-- Exercise directions --
All of the lines below are to be printed again exactly; images are excluded from the output.
::::::::
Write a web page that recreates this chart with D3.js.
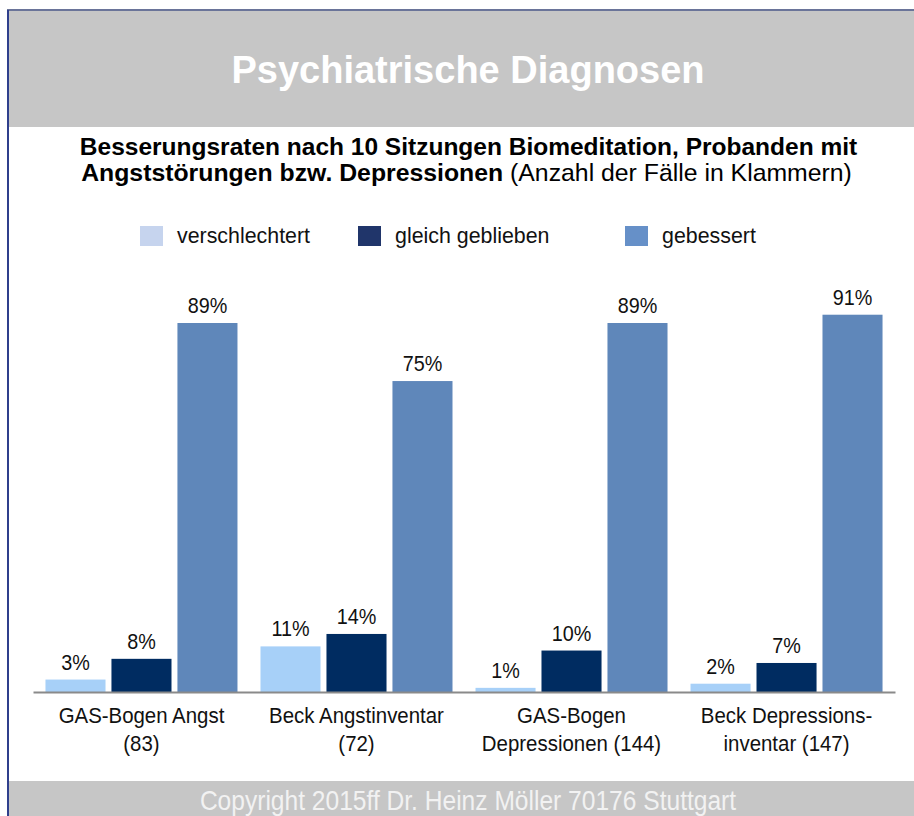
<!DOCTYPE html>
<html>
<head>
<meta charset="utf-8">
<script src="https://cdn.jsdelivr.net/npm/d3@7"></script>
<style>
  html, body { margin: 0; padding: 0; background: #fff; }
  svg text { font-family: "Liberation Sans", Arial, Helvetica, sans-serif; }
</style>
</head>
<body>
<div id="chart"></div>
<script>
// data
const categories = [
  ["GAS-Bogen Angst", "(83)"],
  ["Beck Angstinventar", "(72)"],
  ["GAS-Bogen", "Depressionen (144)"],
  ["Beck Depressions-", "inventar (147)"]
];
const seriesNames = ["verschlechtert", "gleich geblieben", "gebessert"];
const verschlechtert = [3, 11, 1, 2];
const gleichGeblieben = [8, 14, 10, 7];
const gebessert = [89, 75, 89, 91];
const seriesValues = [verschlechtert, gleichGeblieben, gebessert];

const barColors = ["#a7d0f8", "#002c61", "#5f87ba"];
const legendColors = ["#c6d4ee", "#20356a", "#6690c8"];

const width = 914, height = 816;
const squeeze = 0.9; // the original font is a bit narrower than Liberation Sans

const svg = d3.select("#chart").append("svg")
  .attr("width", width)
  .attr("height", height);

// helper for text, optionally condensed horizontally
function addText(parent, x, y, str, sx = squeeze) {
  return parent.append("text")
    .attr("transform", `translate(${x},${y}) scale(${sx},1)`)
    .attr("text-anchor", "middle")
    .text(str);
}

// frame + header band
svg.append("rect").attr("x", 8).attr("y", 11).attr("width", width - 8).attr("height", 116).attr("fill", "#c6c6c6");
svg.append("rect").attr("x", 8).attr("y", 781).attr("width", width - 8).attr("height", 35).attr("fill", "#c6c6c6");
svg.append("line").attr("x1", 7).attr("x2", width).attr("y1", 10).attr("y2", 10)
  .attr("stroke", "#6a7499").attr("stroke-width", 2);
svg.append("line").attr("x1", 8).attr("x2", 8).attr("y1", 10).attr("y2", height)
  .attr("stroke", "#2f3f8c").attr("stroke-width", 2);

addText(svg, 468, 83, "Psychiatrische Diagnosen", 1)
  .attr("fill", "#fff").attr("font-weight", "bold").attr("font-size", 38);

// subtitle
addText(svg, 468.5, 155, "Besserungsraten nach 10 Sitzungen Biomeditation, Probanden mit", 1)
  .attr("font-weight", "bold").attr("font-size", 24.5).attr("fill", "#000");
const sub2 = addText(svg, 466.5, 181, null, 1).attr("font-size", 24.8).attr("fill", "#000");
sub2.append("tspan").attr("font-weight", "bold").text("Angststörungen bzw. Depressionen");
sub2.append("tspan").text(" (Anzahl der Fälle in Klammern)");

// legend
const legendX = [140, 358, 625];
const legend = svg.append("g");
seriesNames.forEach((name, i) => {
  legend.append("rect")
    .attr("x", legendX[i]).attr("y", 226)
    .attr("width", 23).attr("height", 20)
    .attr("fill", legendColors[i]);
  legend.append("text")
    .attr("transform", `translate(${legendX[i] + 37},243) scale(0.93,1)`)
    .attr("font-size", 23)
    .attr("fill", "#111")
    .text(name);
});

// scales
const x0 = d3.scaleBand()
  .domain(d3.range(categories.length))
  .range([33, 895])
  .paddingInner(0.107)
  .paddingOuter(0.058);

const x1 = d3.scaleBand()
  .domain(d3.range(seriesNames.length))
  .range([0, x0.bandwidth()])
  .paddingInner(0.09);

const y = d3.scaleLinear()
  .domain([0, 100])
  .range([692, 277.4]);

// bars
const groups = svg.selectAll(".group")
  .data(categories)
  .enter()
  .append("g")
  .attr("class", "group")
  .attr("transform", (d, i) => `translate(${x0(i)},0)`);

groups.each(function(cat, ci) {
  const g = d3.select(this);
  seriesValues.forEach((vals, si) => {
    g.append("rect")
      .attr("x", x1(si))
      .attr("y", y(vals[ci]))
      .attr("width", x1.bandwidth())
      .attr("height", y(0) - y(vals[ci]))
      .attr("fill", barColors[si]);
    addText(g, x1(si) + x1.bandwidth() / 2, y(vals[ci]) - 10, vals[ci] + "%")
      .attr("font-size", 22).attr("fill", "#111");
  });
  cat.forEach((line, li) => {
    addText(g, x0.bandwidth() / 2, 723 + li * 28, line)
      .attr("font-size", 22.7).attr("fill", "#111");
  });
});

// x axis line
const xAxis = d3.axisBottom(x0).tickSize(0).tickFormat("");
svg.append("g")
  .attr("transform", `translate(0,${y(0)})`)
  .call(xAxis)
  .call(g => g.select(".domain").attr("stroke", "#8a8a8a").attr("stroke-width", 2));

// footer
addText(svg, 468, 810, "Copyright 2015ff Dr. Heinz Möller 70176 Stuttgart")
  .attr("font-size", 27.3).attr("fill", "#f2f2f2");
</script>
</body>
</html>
::::::::
-- Output below --
Write a web page that recreates this chart with D3.js.
<!DOCTYPE html>
<html>
<head>
<meta charset="utf-8">
<script src="https://cdn.jsdelivr.net/npm/d3@7"></script>
<style>
  html, body { margin: 0; padding: 0; background: #fff; }
  svg text { font-family: "Liberation Sans", Arial, Helvetica, sans-serif; }
</style>
</head>
<body>
<div id="chart"></div>
<script>
// data
const categories = [
  ["GAS-Bogen Angst", "(83)"],
  ["Beck Angstinventar", "(72)"],
  ["GAS-Bogen", "Depressionen (144)"],
  ["Beck Depressions-", "inventar (147)"]
];
const seriesNames = ["verschlechtert", "gleich geblieben", "gebessert"];
const verschlechtert = [3, 11, 1, 2];
const gleichGeblieben = [8, 14, 10, 7];
const gebessert = [89, 75, 89, 91];
const seriesValues = [verschlechtert, gleichGeblieben, gebessert];

const barColors = ["#a7d0f8", "#002c61", "#5f87ba"];
const legendColors = ["#c6d4ee", "#20356a", "#6690c8"];

const width = 914, height = 816;
const squeeze = 0.9; // the original font is a bit narrower than Liberation Sans

const svg = d3.select("#chart").append("svg")
  .attr("width", width)
  .attr("height", height);

// helper for text, optionally condensed horizontally
function addText(parent, x, y, str, sx = squeeze) {
  return parent.append("text")
    .attr("transform", `translate(${x},${y}) scale(${sx},1)`)
    .attr("text-anchor", "middle")
    .text(str);
}

// frame + header band
svg.append("rect").attr("x", 8).attr("y", 11).attr("width", width - 8).attr("height", 116).attr("fill", "#c6c6c6");
svg.append("rect").attr("x", 8).attr("y", 781).attr("width", width - 8).attr("height", 35).attr("fill", "#c6c6c6");
svg.append("line").attr("x1", 7).attr("x2", width).attr("y1", 10).attr("y2", 10)
  .attr("stroke", "#6a7499").attr("stroke-width", 2);
svg.append("line").attr("x1", 8).attr("x2", 8).attr("y1", 10).attr("y2", height)
  .attr("stroke", "#2f3f8c").attr("stroke-width", 2);

addText(svg, 468, 83, "Psychiatrische Diagnosen", 1)
  .attr("fill", "#fff").attr("font-weight", "bold").attr("font-size", 38);

// subtitle
addText(svg, 468.5, 155, "Besserungsraten nach 10 Sitzungen Biomeditation, Probanden mit", 1)
  .attr("font-weight", "bold").attr("font-size", 24.5).attr("fill", "#000");
const sub2 = addText(svg, 466.5, 181, null, 1).attr("font-size", 24.8).attr("fill", "#000");
sub2.append("tspan").attr("font-weight", "bold").text("Angststörungen bzw. Depressionen");
sub2.append("tspan").text(" (Anzahl der Fälle in Klammern)");

// legend
const legendX = [140, 358, 625];
const legend = svg.append("g");
seriesNames.forEach((name, i) => {
  legend.append("rect")
    .attr("x", legendX[i]).attr("y", 226)
    .attr("width", 23).attr("height", 20)
    .attr("fill", legendColors[i]);
  legend.append("text")
    .attr("transform", `translate(${legendX[i] + 37},243) scale(0.93,1)`)
    .attr("font-size", 23)
    .attr("fill", "#111")
    .text(name);
});

// scales
const x0 = d3.scaleBand()
  .domain(d3.range(categories.length))
  .range([33, 895])
  .paddingInner(0.107)
  .paddingOuter(0.058);

const x1 = d3.scaleBand()
  .domain(d3.range(seriesNames.length))
  .range([0, x0.bandwidth()])
  .paddingInner(0.09);

const y = d3.scaleLinear()
  .domain([0, 100])
  .range([692, 277.4]);

// bars
const groups = svg.selectAll(".group")
  .data(categories)
  .enter()
  .append("g")
  .attr("class", "group")
  .attr("transform", (d, i) => `translate(${x0(i)},0)`);

groups.each(function(cat, ci) {
  const g = d3.select(this);
  seriesValues.forEach((vals, si) => {
    g.append("rect")
      .attr("x", x1(si))
      .attr("y", y(vals[ci]))
      .attr("width", x1.bandwidth())
      .attr("height", y(0) - y(vals[ci]))
      .attr("fill", barColors[si]);
    addText(g, x1(si) + x1.bandwidth() / 2, y(vals[ci]) - 10, vals[ci] + "%")
      .attr("font-size", 22).attr("fill", "#111");
  });
  cat.forEach((line, li) => {
    addText(g, x0.bandwidth() / 2, 723 + li * 28, line)
      .attr("font-size", 22.7).attr("fill", "#111");
  });
});

// x axis line
const xAxis = d3.axisBottom(x0).tickSize(0).tickFormat("");
svg.append("g")
  .attr("transform", `translate(0,${y(0)})`)
  .call(xAxis)
  .call(g => g.select(".domain").attr("stroke", "#8a8a8a").attr("stroke-width", 2));

// footer
addText(svg, 468, 810, "Copyright 2015ff Dr. Heinz Möller 70176 Stuttgart")
  .attr("font-size", 27.3).attr("fill", "#f2f2f2");
</script>
</body>
</html>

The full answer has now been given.